[Given material start]

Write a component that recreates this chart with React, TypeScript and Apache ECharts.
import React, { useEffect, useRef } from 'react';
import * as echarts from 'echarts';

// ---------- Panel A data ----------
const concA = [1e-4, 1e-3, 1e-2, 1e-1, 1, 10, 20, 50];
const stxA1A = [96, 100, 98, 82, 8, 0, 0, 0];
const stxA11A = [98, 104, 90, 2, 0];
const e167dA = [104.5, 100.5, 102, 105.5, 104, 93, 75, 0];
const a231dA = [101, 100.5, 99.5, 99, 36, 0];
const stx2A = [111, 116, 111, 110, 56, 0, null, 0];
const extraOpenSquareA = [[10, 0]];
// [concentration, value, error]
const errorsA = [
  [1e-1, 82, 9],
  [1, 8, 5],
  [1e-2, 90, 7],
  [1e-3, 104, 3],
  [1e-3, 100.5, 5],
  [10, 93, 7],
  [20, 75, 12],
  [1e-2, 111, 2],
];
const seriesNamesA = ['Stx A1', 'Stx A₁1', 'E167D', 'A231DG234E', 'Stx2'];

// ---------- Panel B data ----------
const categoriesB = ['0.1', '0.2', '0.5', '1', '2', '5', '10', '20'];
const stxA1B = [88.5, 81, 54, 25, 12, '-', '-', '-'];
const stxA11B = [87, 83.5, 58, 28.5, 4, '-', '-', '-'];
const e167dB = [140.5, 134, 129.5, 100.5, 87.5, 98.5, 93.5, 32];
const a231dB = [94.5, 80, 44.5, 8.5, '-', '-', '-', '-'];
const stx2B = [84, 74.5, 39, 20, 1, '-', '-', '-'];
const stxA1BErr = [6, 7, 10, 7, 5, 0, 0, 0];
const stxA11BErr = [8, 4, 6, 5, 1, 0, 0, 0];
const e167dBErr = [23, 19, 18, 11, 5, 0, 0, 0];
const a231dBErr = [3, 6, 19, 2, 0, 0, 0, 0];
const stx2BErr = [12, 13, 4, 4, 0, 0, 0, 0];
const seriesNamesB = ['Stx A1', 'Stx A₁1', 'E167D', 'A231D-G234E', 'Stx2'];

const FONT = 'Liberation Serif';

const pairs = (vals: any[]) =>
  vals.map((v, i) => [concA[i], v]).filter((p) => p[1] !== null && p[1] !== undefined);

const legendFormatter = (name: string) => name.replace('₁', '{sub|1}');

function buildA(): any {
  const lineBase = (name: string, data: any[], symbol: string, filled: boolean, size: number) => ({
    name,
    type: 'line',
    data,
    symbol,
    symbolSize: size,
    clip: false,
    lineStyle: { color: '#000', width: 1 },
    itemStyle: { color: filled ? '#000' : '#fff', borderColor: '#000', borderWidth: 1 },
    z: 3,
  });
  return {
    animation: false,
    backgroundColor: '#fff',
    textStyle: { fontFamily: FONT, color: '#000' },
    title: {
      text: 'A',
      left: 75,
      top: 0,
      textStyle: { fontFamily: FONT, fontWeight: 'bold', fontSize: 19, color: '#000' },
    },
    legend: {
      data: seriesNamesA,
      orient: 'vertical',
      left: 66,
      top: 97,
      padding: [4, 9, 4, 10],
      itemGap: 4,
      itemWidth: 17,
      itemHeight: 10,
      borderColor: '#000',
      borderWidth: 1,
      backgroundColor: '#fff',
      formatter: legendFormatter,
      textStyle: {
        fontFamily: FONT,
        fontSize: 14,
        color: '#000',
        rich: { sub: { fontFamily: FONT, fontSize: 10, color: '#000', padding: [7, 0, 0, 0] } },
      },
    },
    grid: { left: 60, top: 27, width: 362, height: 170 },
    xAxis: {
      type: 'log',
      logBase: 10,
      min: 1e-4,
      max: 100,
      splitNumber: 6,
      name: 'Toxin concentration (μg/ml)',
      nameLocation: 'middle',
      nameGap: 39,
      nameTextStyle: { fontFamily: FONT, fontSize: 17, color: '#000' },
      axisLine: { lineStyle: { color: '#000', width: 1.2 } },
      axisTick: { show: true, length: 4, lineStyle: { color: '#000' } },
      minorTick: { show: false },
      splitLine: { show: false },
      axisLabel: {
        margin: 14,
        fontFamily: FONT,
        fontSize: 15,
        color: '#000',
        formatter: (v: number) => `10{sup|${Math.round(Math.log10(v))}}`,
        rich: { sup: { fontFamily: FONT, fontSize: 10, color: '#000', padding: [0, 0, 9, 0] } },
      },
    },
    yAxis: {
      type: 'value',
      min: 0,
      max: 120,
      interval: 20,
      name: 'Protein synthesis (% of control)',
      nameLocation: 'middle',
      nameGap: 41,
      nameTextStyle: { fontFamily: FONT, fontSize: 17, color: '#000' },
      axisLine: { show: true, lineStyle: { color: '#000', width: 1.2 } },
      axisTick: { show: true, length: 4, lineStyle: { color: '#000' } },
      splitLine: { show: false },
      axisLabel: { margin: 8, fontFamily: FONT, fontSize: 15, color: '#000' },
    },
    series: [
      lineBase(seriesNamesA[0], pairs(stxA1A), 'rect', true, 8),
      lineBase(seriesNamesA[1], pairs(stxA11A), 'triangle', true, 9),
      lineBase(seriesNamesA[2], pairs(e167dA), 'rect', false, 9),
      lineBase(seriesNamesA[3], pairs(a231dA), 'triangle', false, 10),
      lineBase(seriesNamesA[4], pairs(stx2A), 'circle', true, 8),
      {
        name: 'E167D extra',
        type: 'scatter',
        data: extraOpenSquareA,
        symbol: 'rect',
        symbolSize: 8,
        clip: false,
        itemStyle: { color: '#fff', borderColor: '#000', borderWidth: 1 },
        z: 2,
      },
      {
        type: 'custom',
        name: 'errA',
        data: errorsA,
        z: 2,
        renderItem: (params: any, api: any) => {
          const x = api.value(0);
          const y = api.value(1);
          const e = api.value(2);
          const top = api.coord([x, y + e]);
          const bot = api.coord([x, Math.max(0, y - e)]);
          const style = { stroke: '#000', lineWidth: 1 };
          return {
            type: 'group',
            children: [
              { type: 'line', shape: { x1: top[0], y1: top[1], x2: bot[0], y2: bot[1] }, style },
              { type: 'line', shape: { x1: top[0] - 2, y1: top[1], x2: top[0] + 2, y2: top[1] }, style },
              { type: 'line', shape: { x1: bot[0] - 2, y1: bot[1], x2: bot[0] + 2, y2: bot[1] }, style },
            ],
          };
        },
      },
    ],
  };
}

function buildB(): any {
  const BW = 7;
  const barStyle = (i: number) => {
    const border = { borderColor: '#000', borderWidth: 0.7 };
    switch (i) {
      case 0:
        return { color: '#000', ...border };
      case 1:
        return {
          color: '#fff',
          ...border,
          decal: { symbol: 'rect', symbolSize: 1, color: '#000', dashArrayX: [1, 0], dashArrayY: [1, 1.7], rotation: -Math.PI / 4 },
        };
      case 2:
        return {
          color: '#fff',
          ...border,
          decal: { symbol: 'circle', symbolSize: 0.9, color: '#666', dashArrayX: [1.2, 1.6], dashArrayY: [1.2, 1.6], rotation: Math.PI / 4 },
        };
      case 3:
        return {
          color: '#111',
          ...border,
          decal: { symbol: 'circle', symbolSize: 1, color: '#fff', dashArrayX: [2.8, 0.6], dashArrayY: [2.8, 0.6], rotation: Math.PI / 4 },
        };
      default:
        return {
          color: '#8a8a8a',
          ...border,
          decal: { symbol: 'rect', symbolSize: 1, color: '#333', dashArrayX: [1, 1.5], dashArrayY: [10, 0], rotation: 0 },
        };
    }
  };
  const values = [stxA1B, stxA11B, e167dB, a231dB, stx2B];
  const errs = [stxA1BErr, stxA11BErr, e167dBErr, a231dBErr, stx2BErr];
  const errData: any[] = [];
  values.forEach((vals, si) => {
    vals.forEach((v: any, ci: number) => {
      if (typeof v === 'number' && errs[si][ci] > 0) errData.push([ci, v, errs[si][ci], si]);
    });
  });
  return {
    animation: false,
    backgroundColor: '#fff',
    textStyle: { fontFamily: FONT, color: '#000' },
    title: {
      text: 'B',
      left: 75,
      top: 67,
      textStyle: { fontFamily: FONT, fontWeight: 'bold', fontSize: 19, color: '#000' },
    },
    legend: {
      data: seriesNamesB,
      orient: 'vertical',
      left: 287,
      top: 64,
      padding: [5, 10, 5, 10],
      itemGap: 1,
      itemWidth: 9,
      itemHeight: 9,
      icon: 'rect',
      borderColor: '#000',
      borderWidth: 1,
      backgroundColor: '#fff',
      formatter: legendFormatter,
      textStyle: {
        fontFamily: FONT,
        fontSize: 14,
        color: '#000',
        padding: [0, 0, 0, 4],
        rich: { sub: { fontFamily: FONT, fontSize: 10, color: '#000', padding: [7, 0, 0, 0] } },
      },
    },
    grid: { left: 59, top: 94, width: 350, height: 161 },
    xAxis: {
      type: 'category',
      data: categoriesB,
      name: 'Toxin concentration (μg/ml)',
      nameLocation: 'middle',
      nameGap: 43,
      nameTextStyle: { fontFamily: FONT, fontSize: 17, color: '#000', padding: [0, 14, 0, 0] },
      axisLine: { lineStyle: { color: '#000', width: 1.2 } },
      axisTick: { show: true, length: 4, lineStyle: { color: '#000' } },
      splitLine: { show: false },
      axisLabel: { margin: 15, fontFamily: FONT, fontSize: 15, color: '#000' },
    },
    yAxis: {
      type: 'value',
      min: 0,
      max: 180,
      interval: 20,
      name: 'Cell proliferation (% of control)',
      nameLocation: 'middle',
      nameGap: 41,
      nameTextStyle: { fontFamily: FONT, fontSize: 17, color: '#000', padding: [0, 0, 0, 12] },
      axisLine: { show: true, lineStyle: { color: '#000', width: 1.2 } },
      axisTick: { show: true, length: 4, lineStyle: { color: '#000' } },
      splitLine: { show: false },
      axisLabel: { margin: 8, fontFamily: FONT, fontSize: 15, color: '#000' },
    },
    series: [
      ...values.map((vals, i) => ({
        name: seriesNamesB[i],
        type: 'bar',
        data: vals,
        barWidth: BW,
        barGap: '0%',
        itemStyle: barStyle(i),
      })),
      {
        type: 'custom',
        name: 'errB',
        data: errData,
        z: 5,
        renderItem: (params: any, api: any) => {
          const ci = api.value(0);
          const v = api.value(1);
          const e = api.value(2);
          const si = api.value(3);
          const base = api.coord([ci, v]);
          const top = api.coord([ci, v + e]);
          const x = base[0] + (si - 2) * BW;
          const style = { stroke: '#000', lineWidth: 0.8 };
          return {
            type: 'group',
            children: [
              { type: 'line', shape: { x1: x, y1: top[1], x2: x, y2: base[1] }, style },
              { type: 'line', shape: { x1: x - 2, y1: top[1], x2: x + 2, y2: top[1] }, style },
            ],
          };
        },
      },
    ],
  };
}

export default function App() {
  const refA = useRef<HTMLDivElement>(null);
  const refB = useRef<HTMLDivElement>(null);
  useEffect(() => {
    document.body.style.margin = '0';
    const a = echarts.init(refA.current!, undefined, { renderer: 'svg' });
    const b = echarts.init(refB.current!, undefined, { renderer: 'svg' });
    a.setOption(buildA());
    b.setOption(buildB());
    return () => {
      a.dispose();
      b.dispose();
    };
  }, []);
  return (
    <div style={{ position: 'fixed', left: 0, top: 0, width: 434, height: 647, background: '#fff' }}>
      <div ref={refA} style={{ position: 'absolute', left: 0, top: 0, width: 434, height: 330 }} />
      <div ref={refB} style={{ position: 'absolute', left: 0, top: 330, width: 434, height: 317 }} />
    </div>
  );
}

[Given material end]

◆ Task to complete ◆
Only the lines from the first line of the material above through the line that contains "const legendFormatter = (name: string)" should be quoted, each one exactly.

◆ Task solution ◆
Write a component that recreates this chart with React, TypeScript and Apache ECharts.
import React, { useEffect, useRef } from 'react';
import * as echarts from 'echarts';

// ---------- Panel A data ----------
const concA = [1e-4, 1e-3, 1e-2, 1e-1, 1, 10, 20, 50];
const stxA1A = [96, 100, 98, 82, 8, 0, 0, 0];
const stxA11A = [98, 104, 90, 2, 0];
const e167dA = [104.5, 100.5, 102, 105.5, 104, 93, 75, 0];
const a231dA = [101, 100.5, 99.5, 99, 36, 0];
const stx2A = [111, 116, 111, 110, 56, 0, null, 0];
const extraOpenSquareA = [[10, 0]];
// [concentration, value, error]
const errorsA = [
  [1e-1, 82, 9],
  [1, 8, 5],
  [1e-2, 90, 7],
  [1e-3, 104, 3],
  [1e-3, 100.5, 5],
  [10, 93, 7],
  [20, 75, 12],
  [1e-2, 111, 2],
];
const seriesNamesA = ['Stx A1', 'Stx A₁1', 'E167D', 'A231DG234E', 'Stx2'];

// ---------- Panel B data ----------
const categoriesB = ['0.1', '0.2', '0.5', '1', '2', '5', '10', '20'];
const stxA1B = [88.5, 81, 54, 25, 12, '-', '-', '-'];
const stxA11B = [87, 83.5, 58, 28.5, 4, '-', '-', '-'];
const e167dB = [140.5, 134, 129.5, 100.5, 87.5, 98.5, 93.5, 32];
const a231dB = [94.5, 80, 44.5, 8.5, '-', '-', '-', '-'];
const stx2B = [84, 74.5, 39, 20, 1, '-', '-', '-'];
const stxA1BErr = [6, 7, 10, 7, 5, 0, 0, 0];
const stxA11BErr = [8, 4, 6, 5, 1, 0, 0, 0];
const e167dBErr = [23, 19, 18, 11, 5, 0, 0, 0];
const a231dBErr = [3, 6, 19, 2, 0, 0, 0, 0];
const stx2BErr = [12, 13, 4, 4, 0, 0, 0, 0];
const seriesNamesB = ['Stx A1', 'Stx A₁1', 'E167D', 'A231D-G234E', 'Stx2'];

const FONT = 'Liberation Serif';

const pairs = (vals: any[]) =>
  vals.map((v, i) => [concA[i], v]).filter((p) => p[1] !== null && p[1] !== undefined);

const legendFormatter = (name: string) => name.replace('₁', '{sub|1}');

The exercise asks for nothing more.